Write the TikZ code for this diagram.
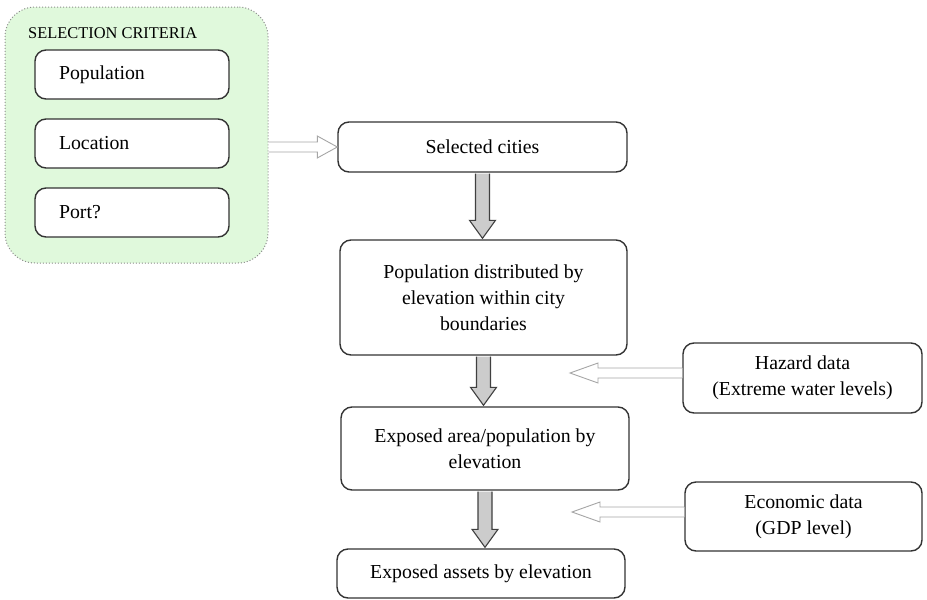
\documentclass[tikz,border=0pt]{standalone}
\usepackage{fontspec}
\setmainfont{Liberation Serif}
\usetikzlibrary{calc}
\definecolor{critgreen}{RGB}{224,249,220}
\newcommand\fatdown[2]{%
  \draw[fat] ($(#1)+(-7,1)$) -- ($(#2)+(-7,-18)$) -- ($(#2)+(-13,-18)$) -- (#2)
    -- ($(#2)+(13,-18)$) -- ($(#2)+(7,-18)$) -- ($(#1)+(7,1)$);}
\newcommand\hollowarrow[4]{%
  \path ($(#2)!#3!(#1)$) coordinate (hb);
  \draw[hollow] ($(#1)!5pt!90:(#2)$) -- ($(hb)!5pt!90:(#2)$) -- ($(hb)!#4!90:(#2)$)
    -- (#2) -- ($(hb)!#4!-90:(#2)$) -- ($(hb)!5pt!-90:(#2)$) -- ($(#1)!5pt!-90:(#2)$);}
\begin{document}
\begin{tikzpicture}[x=1pt,y=-1pt,
  box/.style={draw=black!80, line width=1.4pt, rounded corners=11pt, fill=white,
    inner sep=0pt, font=\fontsize{19.8}{26}\selectfont, align=center},
  crit/.style={box, align=left, text width=146pt, inner xsep=24pt},
  critbg/.style={draw=black!45, dotted, line width=1pt, fill=critgreen, rounded corners=30pt, inner sep=0pt},
  fat/.style={draw=black!75, fill=black!20, line width=1.1pt},
  hollow/.style={draw=black!35, fill=white, line width=0.9pt},
]
\useasboundingbox (0,0) rectangle (927,600);
% selection criteria group
\node[critbg, minimum width=263pt, minimum height=256pt] (crit) at (136.5,135) {};
\node[anchor=west, inner sep=0pt, font=\fontsize{16.4}{19}\selectfont] (crittitle) at (28,33) {SELECTION CRITERIA};
\node[crit, minimum height=49pt] (popc) at (132,74.5) {Population};
\node[crit, minimum height=49pt] (loc) at (132,143.5) {Location};
\node[crit, minimum height=49pt] (port) at (132,212.5) {Port?};
% main chain
\node[box, minimum width=289pt, minimum height=50pt] (sel) at (482.5,147) {Selected cities};
\node[box, minimum width=287pt, minimum height=115pt] (pop) at (483.5,297.5) {Population distributed by\\elevation within city\\boundaries};
\node[box, minimum width=288pt, minimum height=83pt] (area) at (485,448.5) {Exposed area/population by\\elevation};
\node[box, minimum width=288pt, minimum height=49pt] (assets) at (481,573.5) {Exposed assets by elevation};
% inputs
\node[box, minimum width=239pt, minimum height=70pt] (haz) at (802.5,378) {Hazard data\\(Extreme water levels)};
\node[box, minimum width=237pt, minimum height=69pt] (econ) at (803.5,516.5) {Economic data\\(GDP level)};
\coordinate (hazTip) at (570,373);
\coordinate (econTip) at (572,512);
% connectors
\fatdown{sel.south}{$(sel.south |- pop.north)+(0,-1)$}
\fatdown{pop.south}{$(pop.south |- area.north)+(0,-1)$}
\fatdown{area.south}{$(area.south |- assets.north)+(0,-1)$}
\hollowarrow{crit.east |- sel.west}{sel.west}{20pt}{11pt}
\hollowarrow{$(haz.west)+(0,-5)$}{hazTip}{28pt}{10pt}
\hollowarrow{$(econ.west)+(0,-4.5)$}{econTip}{28pt}{10pt}
\end{tikzpicture}
\end{document}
++++++++++++++++++++
### WHAT NEEDS TO BE DONE
Quote all the lines above exactly as given. Do not include the pictures.

### SOLUTION TO THIS PROBLEM
Write the TikZ code for this diagram.
\documentclass[tikz,border=0pt]{standalone}
\usepackage{fontspec}
\setmainfont{Liberation Serif}
\usetikzlibrary{calc}
\definecolor{critgreen}{RGB}{224,249,220}
\newcommand\fatdown[2]{%
  \draw[fat] ($(#1)+(-7,1)$) -- ($(#2)+(-7,-18)$) -- ($(#2)+(-13,-18)$) -- (#2)
    -- ($(#2)+(13,-18)$) -- ($(#2)+(7,-18)$) -- ($(#1)+(7,1)$);}
\newcommand\hollowarrow[4]{%
  \path ($(#2)!#3!(#1)$) coordinate (hb);
  \draw[hollow] ($(#1)!5pt!90:(#2)$) -- ($(hb)!5pt!90:(#2)$) -- ($(hb)!#4!90:(#2)$)
    -- (#2) -- ($(hb)!#4!-90:(#2)$) -- ($(hb)!5pt!-90:(#2)$) -- ($(#1)!5pt!-90:(#2)$);}
\begin{document}
\begin{tikzpicture}[x=1pt,y=-1pt,
  box/.style={draw=black!80, line width=1.4pt, rounded corners=11pt, fill=white,
    inner sep=0pt, font=\fontsize{19.8}{26}\selectfont, align=center},
  crit/.style={box, align=left, text width=146pt, inner xsep=24pt},
  critbg/.style={draw=black!45, dotted, line width=1pt, fill=critgreen, rounded corners=30pt, inner sep=0pt},
  fat/.style={draw=black!75, fill=black!20, line width=1.1pt},
  hollow/.style={draw=black!35, fill=white, line width=0.9pt},
]
\useasboundingbox (0,0) rectangle (927,600);
% selection criteria group
\node[critbg, minimum width=263pt, minimum height=256pt] (crit) at (136.5,135) {};
\node[anchor=west, inner sep=0pt, font=\fontsize{16.4}{19}\selectfont] (crittitle) at (28,33) {SELECTION CRITERIA};
\node[crit, minimum height=49pt] (popc) at (132,74.5) {Population};
\node[crit, minimum height=49pt] (loc) at (132,143.5) {Location};
\node[crit, minimum height=49pt] (port) at (132,212.5) {Port?};
% main chain
\node[box, minimum width=289pt, minimum height=50pt] (sel) at (482.5,147) {Selected cities};
\node[box, minimum width=287pt, minimum height=115pt] (pop) at (483.5,297.5) {Population distributed by\\elevation within city\\boundaries};
\node[box, minimum width=288pt, minimum height=83pt] (area) at (485,448.5) {Exposed area/population by\\elevation};
\node[box, minimum width=288pt, minimum height=49pt] (assets) at (481,573.5) {Exposed assets by elevation};
% inputs
\node[box, minimum width=239pt, minimum height=70pt] (haz) at (802.5,378) {Hazard data\\(Extreme water levels)};
\node[box, minimum width=237pt, minimum height=69pt] (econ) at (803.5,516.5) {Economic data\\(GDP level)};
\coordinate (hazTip) at (570,373);
\coordinate (econTip) at (572,512);
% connectors
\fatdown{sel.south}{$(sel.south |- pop.north)+(0,-1)$}
\fatdown{pop.south}{$(pop.south |- area.north)+(0,-1)$}
\fatdown{area.south}{$(area.south |- assets.north)+(0,-1)$}
\hollowarrow{crit.east |- sel.west}{sel.west}{20pt}{11pt}
\hollowarrow{$(haz.west)+(0,-5)$}{hazTip}{28pt}{10pt}
\hollowarrow{$(econ.west)+(0,-4.5)$}{econTip}{28pt}{10pt}
\end{tikzpicture}
\end{document}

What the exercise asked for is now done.